Wild Things examines the US Department of Agriculture's Wildlife Services (WS) program and its devastating impacts on native carnivores. Each year, WS kills thousands of predators who are viewed as threats to livestock, employing inhumane methods that are poorly grounded in science—at a substantial cost to taxpayers. This approach to wildlife management is outdated and ineffective, and it interferes with the critical role that native carnivores play in maintaining ecosystem health.
The secretive program has long kept its brutal practices—which include the use of steel-jaw leghold traps, poisons and snares—out of the public eye, evading accountability to the American taxpayers. Wild Things reveals the problems plaguing WS' lethal predator control operations, including adverse impacts on animals, the environment, and public safety. Former WS insiders describe the program’s capitulation to private interests and the mismanagement that has left it plagued with a profound lack of transparency and a culture of cruelty.

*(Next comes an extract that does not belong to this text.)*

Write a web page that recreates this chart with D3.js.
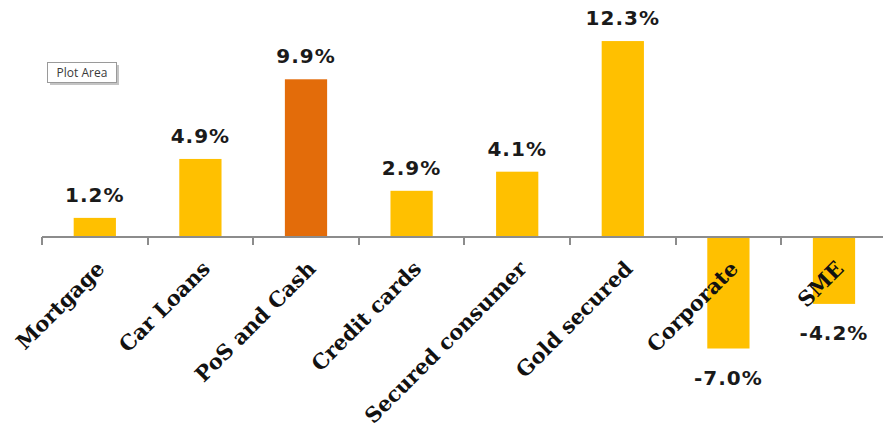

Despite these alarming revelations, Wild Things brings hope as it sheds light on emerging alternatives to lethal predator control. The film introduces cattle and sheep producers who have adopted humane practices that allow them to both protect livestock and make peace with native carnivores. Ranchers, scientists, legislators and former WS employees share their perspectives on the value of humane, ecologically sound livestock protection measures and the importance of progress. Wild Things presents a poignant picture of the need for reform within WS and demonstrates that humans, livestock and native predators can—and must—learn to coexist.